Eventually the phone company optimized that a bit. Time-division multiplexing (TDM) and "virtual circuit switching" was born. The phone company could transparently take the bits at a slower bit rate from multiple lines, group them together with multiplexers and demultiplexers, and let them pass through the middle of the phone system using fewer wires than before. Making that work was a little complicated, but as far as we modem users were concerned, you still put bits in one end and they came out the other end. No addresses needed.

The Internet (not called the Internet at the time) was built on top of this circuit switching concept. You had a bunch of wires that you could bits into and have them come out the other side. If one computer had two or three interfaces, then it could, if given the right instructions, forward bits from one line to another, and you could do something a lot more efficient than a separate line between each pair of computers. And so IP addresses ("layer 3"), subnets, and routing were born. Even then, with these point-to-point links, you didn't need MAC addresses, because once a packet went into the wire, there was only one place it could come out. You used IP addresses to decide where it should go after that.

Meanwhile, LANs got invented as an alternative. If you wanted to connect computers (or terminals and a mainframe) together at your local site, it was pretty inconvenient to need multiple interfaces, one for each wire to each satellite computer, arranged in a star configuration. To save on electronics, people wanted to have a "bus" network (also known as a "broadcast domain," a name that will be important later) where multiple stations could just be plugged into a single wire, and talk to any other station plugged into the same wire. These were not the same people as the ones building the Internet, so they didn't use IP addresses for this. They all invented their own scheme ("layer 2").

One of the early local bus networks was arcnet, which is dear to my heart (I wrote the first Linux arcnet driver and arcnet poetry way back in the 1990s, long after arcnet was obsolete). Arcnet layer 2 addresses were very simplistic: just 8 bits, set by jumpers or DIP switches on the back of the network card. As the network owner, it was your job to configure the addresses and make sure you didn't have any duplicates, or all heck would ensue.
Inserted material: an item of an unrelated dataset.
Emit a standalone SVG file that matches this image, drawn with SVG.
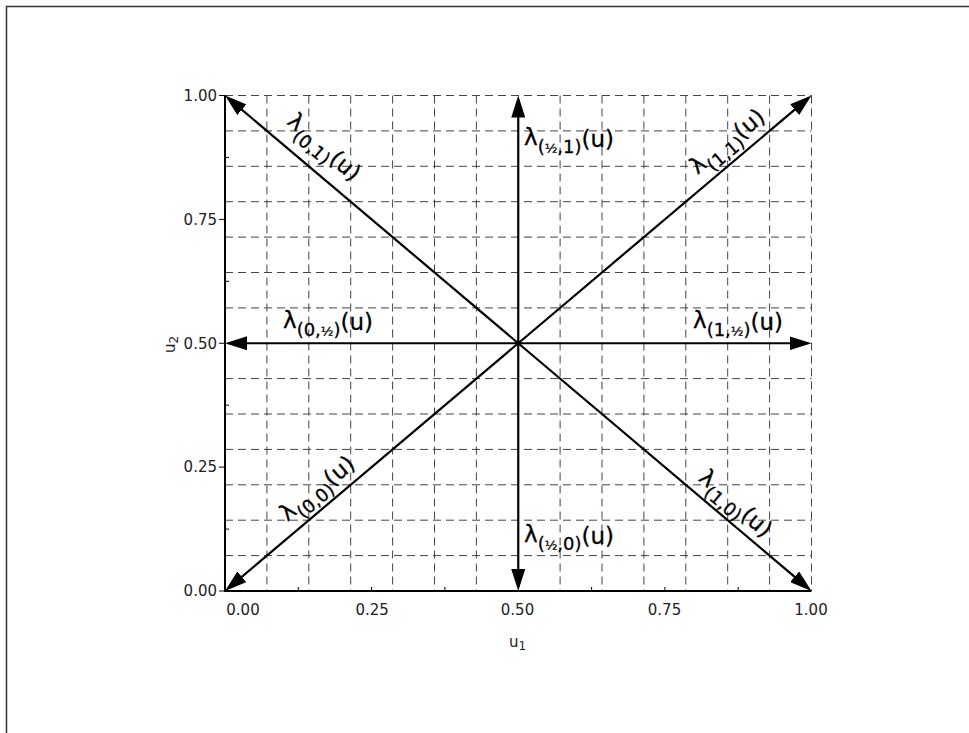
<svg xmlns="http://www.w3.org/2000/svg" width="969" height="733" viewBox="0 0 969 733">
<style>
.grid{stroke:#444;stroke-width:1;stroke-dasharray:8,5;fill:none}
.axis{stroke:#000;stroke-width:2;fill:none}
.tick{stroke:#000;stroke-width:1}
.tl{font-family:"DejaVu Sans",sans-serif;font-size:15px;fill:#222}
.arr{stroke:#000;stroke-width:2.2;fill:none;marker-end:url(#ah)}
.lam{font-family:"DejaVu Sans",sans-serif;font-size:23px;fill:#000;stroke:#000;stroke-width:0.3}
.sub{font-size:18px}
.hf{font-size:13px}
</style>
<defs>
<marker id="ah" viewBox="0 0 22 14" refX="18" refY="7" markerWidth="22" markerHeight="14" orient="auto" markerUnits="userSpaceOnUse">
<path d="M0,0 L22,7 L0,14 Z" fill="#000"/>
</marker>
</defs>
<rect width="969" height="733" fill="#fff"/>
<path d="M6.5,733 V6.5 H969" stroke="#333" stroke-width="1.5" fill="none"/>

<g id="grid">
<path class="grid" d="M266.9,95.5V591M308.8,95.5V591M350.7,95.5V591M392.6,95.5V591M434.5,95.5V591M476.4,95.5V591M560.1,95.5V591M602,95.5V591M643.9,95.5V591M685.8,95.5V591M727.7,95.5V591M769.6,95.5V591M811.5,95.5V591"/>
<path class="grid" d="M225,95.5H811.5M225,130.9H811.5M225,166.3H811.5M225,201.7H811.5M225,237.1H811.5M225,272.5H811.5M225,307.9H811.5M225,378.6H811.5M225,414H811.5M225,449.4H811.5M225,484.8H811.5M225,520.2H811.5M225,555.6H811.5"/>
</g>

<g id="axes">
<path class="axis" d="M225,95.5V591H811.5"/>
<path class="tick" d="M219,95.5H225M219,219.4H225M219,343.25H225M219,467.1H225M219,591H225M225,157.4H229M225,281.3H229M225,405.2H229M225,529.1H229"/>
<path class="tick" d="M298.3,591V587M371.6,591V587M444.9,591V587M591.6,591V587M664.9,591V587M738.2,591V587"/>
<g class="tl" text-anchor="end">
<text x="217" y="100.8">1.00</text>
<text x="217" y="224.7">0.75</text>
<text x="217" y="348.5">0.50</text>
<text x="217" y="472.4">0.25</text>
<text x="217" y="596.3">0.00</text>
</g>
<g class="tl" text-anchor="middle">
<text x="243" y="614.5">0.00</text>
<text x="372.2" y="614.5">0.25</text>
<text x="517.5" y="614.5">0.50</text>
<text x="664.5" y="614.5">0.75</text>
<text x="811" y="614.5">1.00</text>
</g>
<text class="tl" x="509" y="647">u<tspan font-size="12" dy="3">1</tspan></text>
<text class="tl" transform="translate(175,353) rotate(-90)">u<tspan font-size="12" dy="3">2</tspan></text>
</g>

<g id="connectors">
<line class="arr" x1="518.25" y1="343.25" x2="228.1" y2="98.1"/>
<line class="arr" x1="518.25" y1="343.25" x2="808.4" y2="98.1"/>
<line class="arr" x1="518.25" y1="343.25" x2="228.1" y2="588.4"/>
<line class="arr" x1="518.25" y1="343.25" x2="808.4" y2="588.4"/>
<line class="arr" x1="518.25" y1="343.25" x2="518.25" y2="99.5"/>
<line class="arr" x1="518.25" y1="343.25" x2="518.25" y2="587"/>
<line class="arr" x1="518.25" y1="343.25" x2="229" y2="343.25"/>
<line class="arr" x1="518.25" y1="343.25" x2="807.5" y2="343.25"/>
</g>

<g id="label-half-1"><text class="lam" x="524" y="145">λ<tspan class="sub" dy="8">(<tspan class="hf">½</tspan>,1)</tspan><tspan dy="-6">(u)</tspan></text></g>
<g id="label-half-0"><text class="lam" x="524" y="542">λ<tspan class="sub" dy="8">(<tspan class="hf">½</tspan>,0)</tspan><tspan dy="-6">(u)</tspan></text></g>
<g id="label-0-half"><text class="lam" x="283" y="328">λ<tspan class="sub" dy="8">(0,<tspan class="hf">½</tspan>)</tspan><tspan dy="-6">(u)</tspan></text></g>
<g id="label-1-half"><text class="lam" x="693" y="328">λ<tspan class="sub" dy="8">(1,<tspan class="hf">½</tspan>)</tspan><tspan dy="-6">(u)</tspan></text></g>

<g id="label-0-1"><text class="lam" text-anchor="middle" transform="translate(320,152) rotate(40.2)">λ<tspan class="sub" dy="8">(0,1)</tspan><tspan dy="-6">(u)</tspan></text></g>
<g id="label-1-1"><text class="lam" text-anchor="middle" transform="translate(731.5,146.3) rotate(-40.2)">λ<tspan class="sub" dy="8">(1,1)</tspan><tspan dy="-6">(u)</tspan></text></g>
<g id="label-0-0"><text class="lam" text-anchor="middle" transform="translate(321.5,493.3) rotate(-40.2)">λ<tspan class="sub" dy="8">(0,0)</tspan><tspan dy="-6">(u)</tspan></text></g>
<g id="label-1-0"><text class="lam" text-anchor="middle" transform="translate(731.5,508.3) rotate(40.2)">λ<tspan class="sub" dy="8">(1,0)</tspan><tspan dy="-6">(u)</tspan></text></g>
</svg>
This was kind of a pain, but arcnet networks were usually pretty small, so it was only kind of a pain.

A few years later, ethernet came along and solved that problem once and for all, by using many more bits (48, in fact) in the layer 2 address. That's enough bits that you can assign a different (semi-sequential) address to every device that has ever been manufactured, and not have any overlaps. And that's exactly what they did! Thus the ethernet MAC address was born.

Various LAN technologies came and went, including one of my favourites, IPX (Internetwork Packet Exchange, though it had nothing to do with the "real" Internet) and Netware, which worked great as long as all the clients and servers were on a single bus network. You never had to configure any addresses, ever. It was beautiful, and reliable, and worked. The golden age of networking, basically.

Of course, someone had to ruin it: big company/university networks. They wanted to have so many computers that sharing 10 Mbps of a single bus network between them all became a huge bottleneck, so they needed a way to have multiple buses, and then interconnect - "internetwork," if you will - those buses together. You're probably thinking, aha, use the Internet Protocol for that, right? Ha ha, no. The Internet protocol, still not called that, wasn't mature or popular back then, and nobody took it seriously. Netware-over-IPX (and the many other LAN protocols at the time) were serious business, so as serious businesses do, they invented their own thing(s) to extend the already-popular thing, ethernet. Devices on ethernet already had addresses, MAC addresses, which were about the only thing the various LAN protocol people could agree on, so they decided to use ethernet addresses as the keys for their routing mechanisms. (Actually they called it bridging and switching instead of routing.)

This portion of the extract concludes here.